TedX has a pretty good style-guide about slides [1]:

What goes in my slides?

•Images and photos: To help the audience remember a person, place or thing you mention, you might use images or photos.

- People will understand that the images represent what you’re saying, so there is no need to verbally describe the images onscreen.

•Graphs and infographics

- Keep graphs visually clear, even if the content is complex. Each graph should make only one point.

•No slide should support more than one point.

What should the slides look like?

•Use as little text as possible -- if your audience is reading, they are not listening.

•Avoid using bullet points. Consider putting different points on different slides.

[1] https://storage.ted.com/tedx/manuals/tedx_speaker_guide.pdf

1 comments

Great point, and it works great for Ted, but Ted is only but one format. For academic purposes, I would go with all the opposite.
I had similar problems at work until I realized there were two competing agendas at play. One group wants the slides to be "here's a record of what I talked about so people who didn't make it can read it later", while another wants the slides to be "here's stuff that supports what I'm talking about now". Those are fundamentally incompatible, and it's a bad idea to try to use a deck generated for one purpose to satisfy the other.

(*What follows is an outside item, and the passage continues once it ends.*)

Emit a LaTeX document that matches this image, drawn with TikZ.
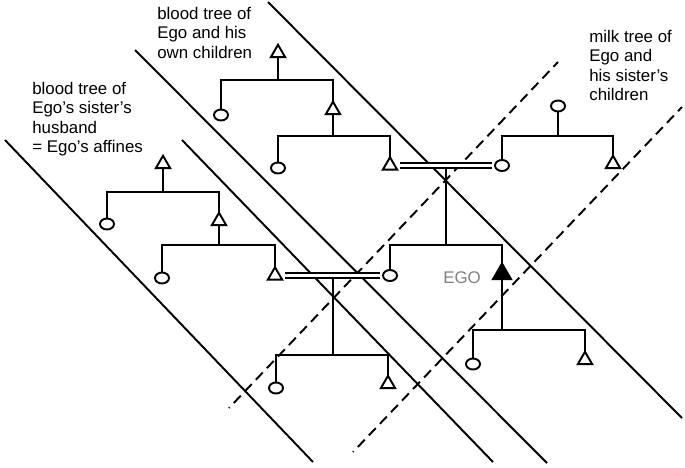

One potential solution is two slide decks--one for the presentation and one as a "reading deck", but that's a pain in the neck. Another option we're currently using at work is to go with the Amazon 6-page-paper: write what you're going to talk about, and then the slides are only to support the actual presentation. The paper is the thing people read if they missed the meeting.

I came to the same realization and started putting all the text for the "reading version" in the presenters notes part. The first slide says "If you're reading this on your own, press 'p' for presenter mode" or whatever.
Smart! I just wish PowerPoint had better support for content formatting in the notes. It’s really barebones and hard to edit—more like working with text in an Excel cell than a proper document. (Which kind of makes sense, from their perspective.)
most slide formats support graphics and notes to cater for this.